> Exercise description
The line holding "const aldrinKontrolaErr = [0, 0, 0, 5.8, 3.0, 3.0, 3.0, 3.0];" is the last one to output; start at the first line of the data, keep every line in between exactly, and leave out pictures.
>> start Given material
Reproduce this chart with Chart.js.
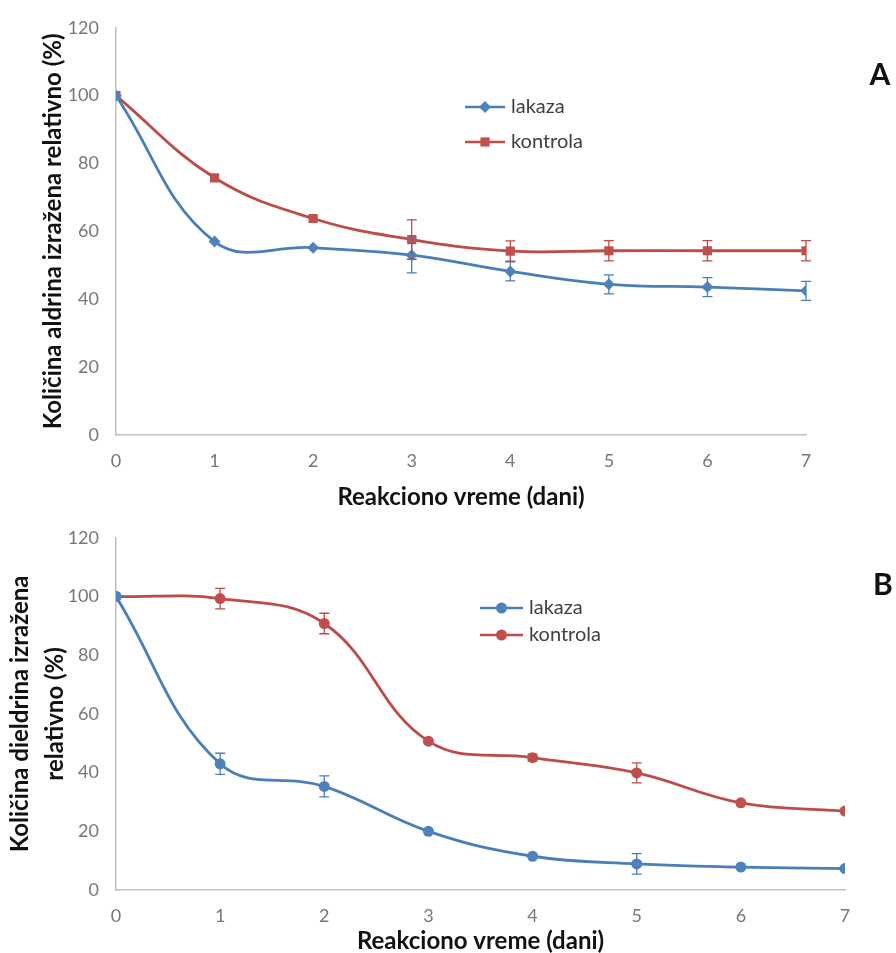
<!DOCTYPE html>
<html>
<head>
<meta charset="utf-8">
<script src="https://cdn.jsdelivr.net/npm/chart.js@4.4.1/dist/chart.umd.min.js"></script>
<style>
  body { margin: 0; background: #fff; }
  .panel { position: absolute; left: 0; width: 896px; }
  #panelA { top: 0; height: 510px; }
  #panelB { top: 510px; height: 443px; }
</style>
</head>
<body>
<div class="panel" id="panelA"><canvas id="chartA"></canvas></div>
<div class="panel" id="panelB"><canvas id="chartB"></canvas></div>
<script>
// days on the x axis
const days = [0, 1, 2, 3, 4, 5, 6, 7];
const yTicks = [0, 20, 40, 60, 80, 100, 120];

// panel A - aldrin
const aldrinLakaza = [100, 57, 55.2, 53, 48.2, 44.4, 43.6, 42.5];
const aldrinLakazaErr = [0, 0, 0, 5.2, 2.8, 2.8, 2.8, 2.8];
const aldrinKontrola = [100, 75.8, 63.8, 57.6, 54.2, 54.3, 54.3, 54.3];
const aldrinKontrolaErr = [0, 0, 0, 5.8, 3.0, 3.0, 3.0, 3.0];

// panel B - dieldrin
const dieldrinLakaza = [100, 43, 35.3, 20, 11.5, 8.9, 7.8, 7.3];
const dieldrinLakazaErr = [0, 3.6, 3.6, 0, 0, 3.5, 0, 0];
const dieldrinKontrola = [100, 99.3, 90.8, 50.7, 45.1, 39.9, 29.7, 26.9];
const dieldrinKontrolaErr = [0, 3.5, 3.5, 0, 1.2, 3.4, 0, 0];

const BLUE = '#4a7ebb', BLUE_FILL = '#4f81bd';
const RED = '#be4b48', RED_FILL = '#c0504d';
const FONT = 'Lato, "Open Sans", sans-serif';

function toPoints(ys) {
  return days.map((d, i) => ({ x: d, y: ys[i] }));
}

function drawMarker(ctx, style, x, y, r, color) {
  ctx.save();
  ctx.fillStyle = color;
  ctx.beginPath();
  if (style === 'rect') {
    const s = r * Math.SQRT1_2;
    ctx.rect(x - s, y - s, 2 * s, 2 * s);
  } else if (style === 'rectRot') {
    ctx.moveTo(x, y - r); ctx.lineTo(x + r, y); ctx.lineTo(x, y + r); ctx.lineTo(x - r, y);
    ctx.closePath();
  } else {
    ctx.arc(x, y, r, 0, Math.PI * 2);
  }
  ctx.fill();
  ctx.restore();
}

// error bars with caps
const errorBars = {
  id: 'errorBars',
  afterDatasetsDraw(chart) {
    const ctx = chart.ctx;
    const yScale = chart.scales.y;
    chart.data.datasets.forEach((ds, di) => {
      if (!ds.errors) return;
      const meta = chart.getDatasetMeta(di);
      ctx.save();
      ctx.strokeStyle = ds.borderColor;
      ctx.lineWidth = 1.3;
      meta.data.forEach((pt, i) => {
        const e = ds.errors[i];
        if (!e) return;
        const v = ds.data[i].y;
        const top = yScale.getPixelForValue(v + e);
        const bot = yScale.getPixelForValue(v - e);
        ctx.beginPath();
        ctx.moveTo(pt.x, top); ctx.lineTo(pt.x, bot);
        ctx.moveTo(pt.x - 5, top); ctx.lineTo(pt.x + 5, top);
        ctx.moveTo(pt.x - 5, bot); ctx.lineTo(pt.x + 5, bot);
        ctx.stroke();
      });
      ctx.restore();
    });
  }
};

// legend inside the plot + panel letter
const panelExtras = {
  id: 'panelExtras',
  afterDraw(chart, args, opts) {
    const ctx = chart.ctx;
    ctx.save();
    chart.data.datasets.forEach((ds, i) => {
      const y = opts.legendY + i * opts.rowGap;
      const x = opts.legendX;
      ctx.strokeStyle = ds.borderColor;
      ctx.lineWidth = 2.5;
      ctx.beginPath();
      ctx.moveTo(x, y); ctx.lineTo(x + opts.lineLen, y);
      ctx.stroke();
      drawMarker(ctx, ds.pointStyle, x + opts.lineLen / 2, y, ds.pointRadius, ds.pointBackgroundColor);
      ctx.fillStyle = '#404040';
      ctx.font = '20px ' + FONT;
      ctx.textBaseline = 'middle';
      ctx.textAlign = 'left';
      ctx.fillText(ds.label, x + opts.lineLen + 6, y);
    });
    ctx.fillStyle = '#111';
    ctx.font = 'bold 30px ' + FONT;
    ctx.textAlign = 'center';
    ctx.textBaseline = 'middle';
    ctx.fillText(opts.letter, opts.letterX, opts.letterY);
    ctx.restore();
  }
};

function makeChart(id, cfg) {
  return new Chart(document.getElementById(id), {
    type: 'line',
    data: {
      datasets: cfg.series.map(s => ({
        label: s.label,
        data: toPoints(s.values),
        errors: s.errors,
        borderColor: s.color,
        backgroundColor: s.fill,
        pointBackgroundColor: s.fill,
        pointBorderWidth: 0,
        pointStyle: s.pointStyle,
        pointRadius: s.radius,
        borderWidth: 2.8,
        tension: 0.4,
        fill: false
      }))
    },
    options: {
      responsive: true,
      maintainAspectRatio: false,
      animation: false,
      layout: { padding: cfg.padding },
      plugins: {
        legend: { display: false },
        tooltip: { enabled: false },
        panelExtras: cfg.extras
      },
      scales: {
        x: {
          type: 'linear', min: 0, max: 7,
          afterBuildTicks: s => { s.ticks = days.map(v => ({ value: v })); },
          afterFit: s => { s.height = cfg.xHeight; },
          grid: { display: false, drawTicks: false },
          border: { color: '#bfbfbf', width: 1.5 },
          ticks: { color: '#777', font: { family: FONT, size: 18 }, padding: 15 },
          title: {
            display: true, text: 'Reakciono vreme (dani)', color: '#111',
            font: { family: FONT, size: 24, weight: 'bold', lineHeight: 1 },
            padding: { top: 0, bottom: cfg.xTitlePad }
          }
        },
        y: {
          min: 0, max: 120,
          afterBuildTicks: s => { s.ticks = yTicks.map(v => ({ value: v })); },
          afterFit: s => { s.width = 116; },
          grid: { display: false, drawTicks: false },
          border: { color: '#bfbfbf', width: 1.5 },
          ticks: { color: '#777', font: { family: FONT, size: 18 }, padding: 17 },
          title: {
            display: true, text: cfg.yTitle, color: '#111',
            font: { family: FONT, size: 24, weight: 'bold', lineHeight: cfg.yTitleLH },
            padding: { top: cfg.yTitlePad, bottom: 0 }
          }
        }
      }
    },
    plugins: [errorBars, panelExtras]
  });
}

makeChart('chartA', {
  padding: { top: 17, right: 90, bottom: 0, left: 0 },
  xHeight: 75,
  xTitlePad: 1,
  yTitle: 'Količina aldrina izražena relativno (%)',
  yTitleLH: 1,
  yTitlePad: 41,
  extras: { legendX: 465, legendY: 107, rowGap: 35, lineLen: 40, letter: 'A', letterX: 880, letterY: 75 },
  series: [
    { label: 'lakaza', values: aldrinLakaza, errors: aldrinLakazaErr, color: BLUE, fill: BLUE_FILL, pointStyle: 'rectRot', radius: 6 },
    { label: 'kontrola', values: aldrinKontrola, errors: aldrinKontrolaErr, color: RED, fill: RED_FILL, pointStyle: 'rect', radius: 6.5 }
  ]
});

makeChart('chartB', {
  padding: { top: 25, right: 51, bottom: 0, left: 0 },
  xHeight: 63,
  xTitlePad: 0,
  yTitle: ['Količina dieldrina izražena', 'relativno (%)'],
  yTitleLH: 1.46,
  yTitlePad: 2.5,
  extras: { legendX: 480, legendY: 98, rowGap: 27, lineLen: 43, letter: 'B', letterX: 883, letterY: 75 },
  series: [
    { label: 'lakaza', values: dieldrinLakaza, errors: dieldrinLakazaErr, color: BLUE, fill: BLUE_FILL, pointStyle: 'circle', radius: 5.5 },
    { label: 'kontrola', values: dieldrinKontrola, errors: dieldrinKontrolaErr, color: RED, fill: RED_FILL, pointStyle: 'circle', radius: 5.5 }
  ]
});
</script>
</body>
</html>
>> end Given material
> Exercise response
Reproduce this chart with Chart.js.
<!DOCTYPE html>
<html>
<head>
<meta charset="utf-8">
<script src="https://cdn.jsdelivr.net/npm/chart.js@4.4.1/dist/chart.umd.min.js"></script>
<style>
  body { margin: 0; background: #fff; }
  .panel { position: absolute; left: 0; width: 896px; }
  #panelA { top: 0; height: 510px; }
  #panelB { top: 510px; height: 443px; }
</style>
</head>
<body>
<div class="panel" id="panelA"><canvas id="chartA"></canvas></div>
<div class="panel" id="panelB"><canvas id="chartB"></canvas></div>
<script>
// days on the x axis
const days = [0, 1, 2, 3, 4, 5, 6, 7];
const yTicks = [0, 20, 40, 60, 80, 100, 120];

// panel A - aldrin
const aldrinLakaza = [100, 57, 55.2, 53, 48.2, 44.4, 43.6, 42.5];
const aldrinLakazaErr = [0, 0, 0, 5.2, 2.8, 2.8, 2.8, 2.8];
const aldrinKontrola = [100, 75.8, 63.8, 57.6, 54.2, 54.3, 54.3, 54.3];
const aldrinKontrolaErr = [0, 0, 0, 5.8, 3.0, 3.0, 3.0, 3.0];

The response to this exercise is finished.